MANOIR de Martin Fournier et Pierre-Luc Latulippe.
Manoir est un film qui laisse une trace indélébile sur celui qui l’écoute. L’œuvre est définitivement destinée à sensibiliser l’homme moyen à la vie des quelques malchanceux, isolés et littéralement en marge de la société. Mais c’est au travers du regard extrêmement empathique que notre petit cœur de spectateur se brise, devant ces gens si doux, si accueillants, si riches. Une mention spéciale a été accordée au film dans la catégorie Prix Magnus-Isacsson des RIDM 2015 (ACIC/ONF, ARRQ, Cinema Politica et Doc Québec). ♥♥♥½
« Qu’ils aient des problèmes mentaux ou de dépendance, Michel, Paul, Johnny, Philippe, Nathalie ou Gilles vivent sans réels soins au Manoir Gaulin, un endroit qui n’a de manoir que le nom. Avec ses airs de motel abandonné, cet établissement privé situé près du centre-ville de Saint-Hyacinthe et de l’autoroute 20 accueille littéralement la misère du monde. Après qu’un homme d’affaires ait annoncé son intention de le racheter, Martin Fournier (membre du collectif Amerika Orkestra qui réalisa l’étonnant Daytona) et Pier-Luc Latulippe s’y sont installés pour mieux chroniquer cette transition difficile» (Description tirée du site des RIDM).
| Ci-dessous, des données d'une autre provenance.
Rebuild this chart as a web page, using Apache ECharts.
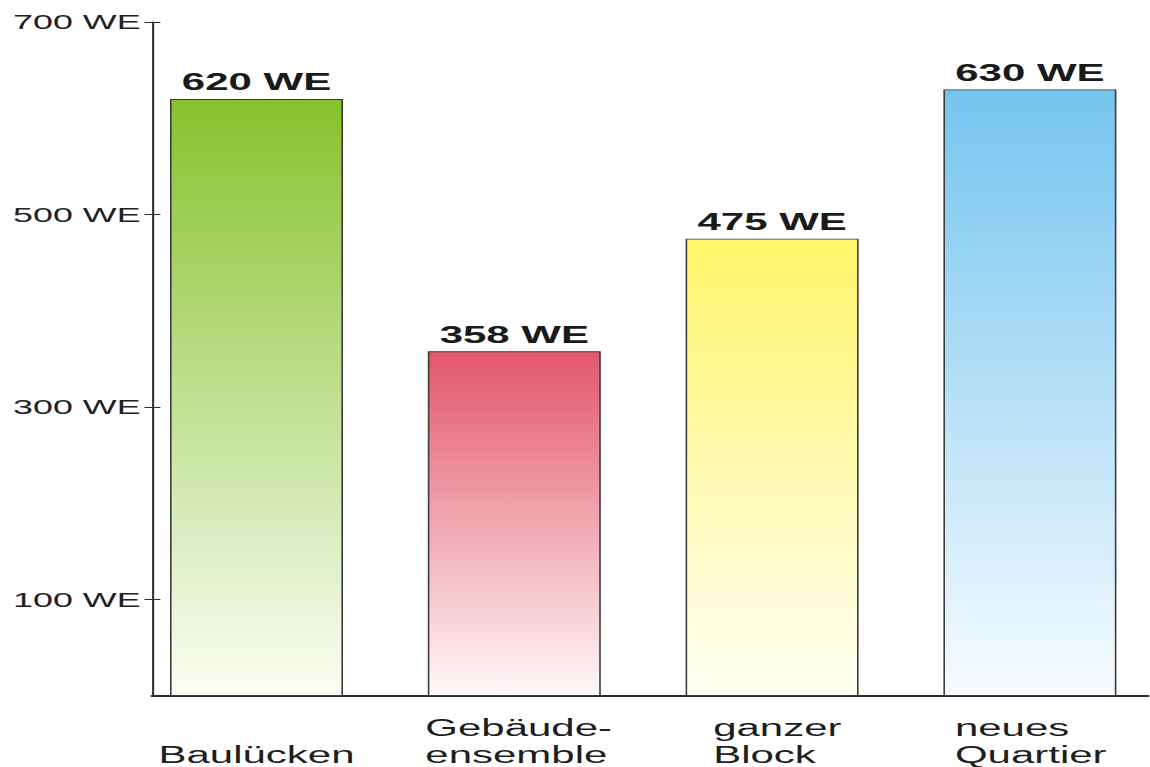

Je n’écrirai pas énormément sur ce film pour ne pas trop en dire et parce que vous devez le voir. Les nouveaux documentaires sont trop souvent esthétiques, dans le sens où ils esthétisent la réalité. Ils fictionnalisent l’esthétique du film, ce qui à mon avis est plaisant pour le regard, mais s’éloigne de la raison même du documentaire. Dans Manoir, les réalisateurs ainsi que leur caméra laissent vivre le réel. Toujours sur trépieds, souvent très fixe, le film respire. On se concentre sur le contenu, sur ces magnifiques gens qui vivent à l’écran, devant nous, mais qui aussi s’inquiètent, angoissent, rient, pleurent et nous font rire. Les cadrages, justes et lumineux, se présentent comme des témoignages du réel. Parfois la caméra devient amicale, parfois elle disparait pour qu’on ne sente jamais sa présence.
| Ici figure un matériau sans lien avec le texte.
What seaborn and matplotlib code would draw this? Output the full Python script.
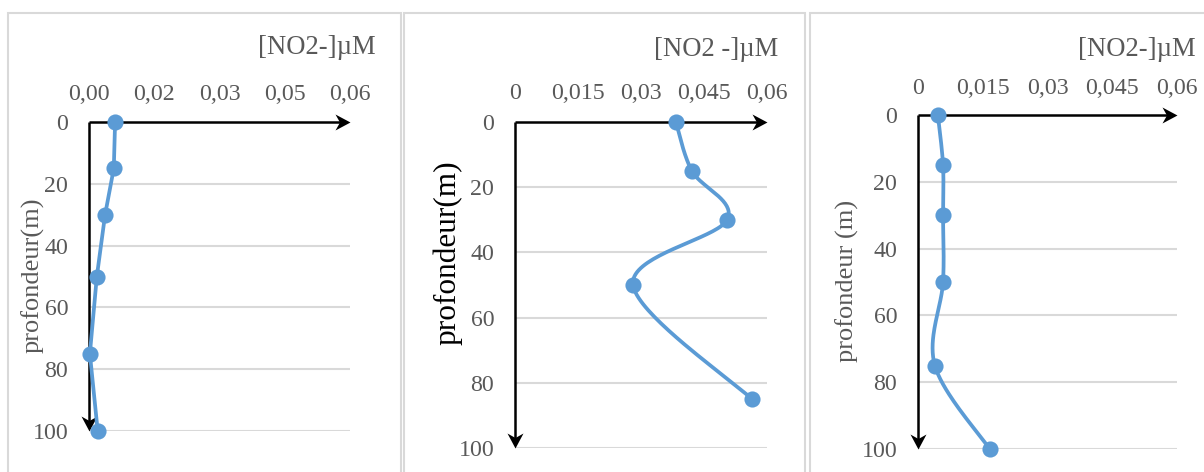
import numpy as np
import matplotlib
matplotlib.use("Agg")
import matplotlib.pyplot as plt
import seaborn as sns
from matplotlib.patches import Rectangle
from matplotlib.path import Path

# ---------------- data ----------------
depth_1 = [0, 15, 30, 50, 75, 100]
no2_1 = [0.0060, 0.0057, 0.0037, 0.0018, 0.0002, 0.0020]

depth_2 = [0, 15, 30, 50, 85]
no2_2 = [0.0383, 0.0421, 0.0505, 0.0281, 0.0564]

depth_3 = [0, 15, 30, 50, 75, 100]
no2_3 = [0.0046, 0.0058, 0.0058, 0.0058, 0.0039, 0.0166]

x_ticks = [0, 0.015, 0.03, 0.045, 0.06]
x_ticklabels_1 = ["0,00", "0,02", "0,03", "0,05", "0,06"]
x_ticklabels_23 = ["0", "0,015", "0,03", "0,045", "0,06"]
y_ticks = [0, 20, 40, 60, 80, 100]
y_ticklabels = ["0", "20", "40", "60", "80", "100"]
titles = ["[NO2-]µM", "[NO2 -]µM", "[NO2-]µM"]
ylabels = ["profondeur(m)", "profondeur(m)", "profondeur (m)"]

# ---------------- style ----------------
sns.set_theme(style="white")
plt.rcParams["font.family"] = ["Liberation Serif", "DejaVu Serif"]

W, H = 1204, 472
fig = plt.figure(figsize=(W / 100, H / 100), dpi=100)
fig.patch.set_facecolor("white")

GRAY = "#595959"
GRID = "#d9d9d9"
BLUE = "#5B9BD5"


def fx(px):
    return px / W


def fy(py):
    return 1 - py / H


# stealth arrow-head markers (tip at origin, display orientation)
_right = [(0, 0), (-15, 8), (-10.5, 0), (-15, -8), (0, 0)]
_codes = [Path.MOVETO, Path.LINETO, Path.LINETO, Path.LINETO, Path.CLOSEPOLY]
HEAD_RIGHT = Path(_right, _codes)
HEAD_DOWN = Path([(y, -x) for (x, y) in _right], _codes)
HEAD_SIZE = 30 * 0.72

# panel frames (light grey chart borders)
for (l, t, r, b) in [(8, 13, 401, 490), (404, 13, 805, 490), (810, 13, 1220, 490)]:
    fig.add_artist(Rectangle((fx(l), fy(b)), fx(r) - fx(l), (b - t) / H,
                             transform=fig.transFigure, fill=False,
                             ec=GRID, lw=1.5, zorder=0))


def smooth_curve(ax, xs, ys, n=40):
    pts = ax.transData.transform(np.column_stack([xs, ys]))
    P = np.vstack([pts[0], pts, pts[-1]])
    out = []
    t = np.linspace(0, 1, n)[:, None]
    for i in range(1, len(P) - 2):
        p0, p1, p2, p3 = P[i - 1], P[i], P[i + 1], P[i + 2]
        b1 = p1 + (p2 - p0) / 6
        b2 = p2 - (p3 - p1) / 6
        seg = (1 - t) ** 3 * p1 + 3 * (1 - t) ** 2 * t * b1 + 3 * (1 - t) * t ** 2 * b2 + t ** 3 * p2
        out.append(seg if i == 1 else seg[1:])
    out = np.vstack(out)
    d = ax.transData.inverted().transform(out)
    return d[:, 0], d[:, 1]


panels = [
    dict(x0=89, x1=350, y0=122, y1=431, xs=no2_1, ys=depth_1, xl=x_ticklabels_1,
         smooth=False, title=titles[0], tpos=(376, 47), ylabel=ylabels[0],
         ypos=(33, 275), ysize=19, ycol=GRAY, xpad=12.3),
    dict(x0=515, x1=767, y0=122, y1=448, xs=no2_2, ys=depth_2, xl=x_ticklabels_23,
         smooth=True, title=titles[1], tpos=(778, 49), ylabel=ylabels[1],
         ypos=(448, 253), ysize=22.5, ycol="black", xpad=13.2),
    dict(x0=918, x1=1177, y0=115, y1=449, xs=no2_3, ys=depth_3, xl=x_ticklabels_23,
         smooth=True, title=titles[2], tpos=(1196, 50), ylabel=ylabels[2],
         ypos=(847, 281), ysize=19, ycol=GRAY, xpad=11.2),
]

for p in panels:
    ax = fig.add_axes([fx(p["x0"]), fy(p["y1"]), fx(p["x1"]) - fx(p["x0"]),
                       (p["y1"] - p["y0"]) / H])
    ax.set_facecolor("none")
    ax.set_xlim(0, 0.06)
    ax.set_ylim(100, 0)
    for s in ax.spines.values():
        s.set_visible(False)
    ax.xaxis.tick_top()
    ax.set_xticks(x_ticks)
    ax.set_xticklabels(p["xl"])
    ax.set_yticks(y_ticks)
    ax.set_yticklabels(y_ticklabels)
    ax.tick_params(axis="x", length=0, pad=p["xpad"], labelsize=17.2, labelcolor=GRAY)
    ax.tick_params(axis="y", length=0, pad=15, labelsize=17.2, labelcolor=GRAY)
    ax.grid(False)
    for yv in y_ticks[1:]:
        ax.axhline(yv, color=GRID, lw=1.5, zorder=1)

    # axes lines with stealth arrow heads
    ax.plot([0, 0.058], [0, 0], color="black", lw=1.8, zorder=3, clip_on=False,
            solid_capstyle="butt")
    ax.plot([0, 0], [0, 97], color="black", lw=1.8, zorder=3, clip_on=False,
            solid_capstyle="butt")
    ax.plot([0.06], [0], marker=HEAD_RIGHT, markersize=HEAD_SIZE, color="black",
            markeredgewidth=0, zorder=3, clip_on=False)
    ax.plot([0], [100], marker=HEAD_DOWN, markersize=HEAD_SIZE, color="black",
            markeredgewidth=0, zorder=3, clip_on=False)

    if p["smooth"]:
        cx, cy = smooth_curve(ax, p["xs"], p["ys"])
        ax.plot(cx, cy, color=BLUE, lw=2.7, zorder=4, clip_on=False,
                solid_capstyle="round")
    else:
        sns.lineplot(x=p["xs"], y=p["ys"], ax=ax, sort=False, estimator=None,
                     color=BLUE, lw=2.7, zorder=4, clip_on=False)
    sns.scatterplot(x=p["xs"], y=p["ys"], ax=ax, color=BLUE, s=135,
                    edgecolor=BLUE, linewidth=0, zorder=5, clip_on=False)
    ax.set_xlabel("")
    ax.set_ylabel("")

    fig.text(fx(p["tpos"][0]), fy(p["tpos"][1]), p["title"], ha="right",
             va="center", fontsize=19.2, color=GRAY)
    fig.text(fx(p["ypos"][0]), fy(p["ypos"][1]), p["ylabel"], ha="center",
             va="center", rotation=90, fontsize=p["ysize"], color=p["ycol"])

fig.savefig("out.png", dpi=100, facecolor="white")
C’est en fin de compte une histoire profondément triste, mais qui incarne la vie de plusieurs personnes, celles qui vivent dans des centres et des maisons d’hébergement de personnes souffrant de troubles émotionnels ou mentaux ou de troubles de la personnalité. Au final, c’est notre regard et notre empathie qui s’ouvrent sur une réalité souvent méconnue, et trop souvent exclue et négligée.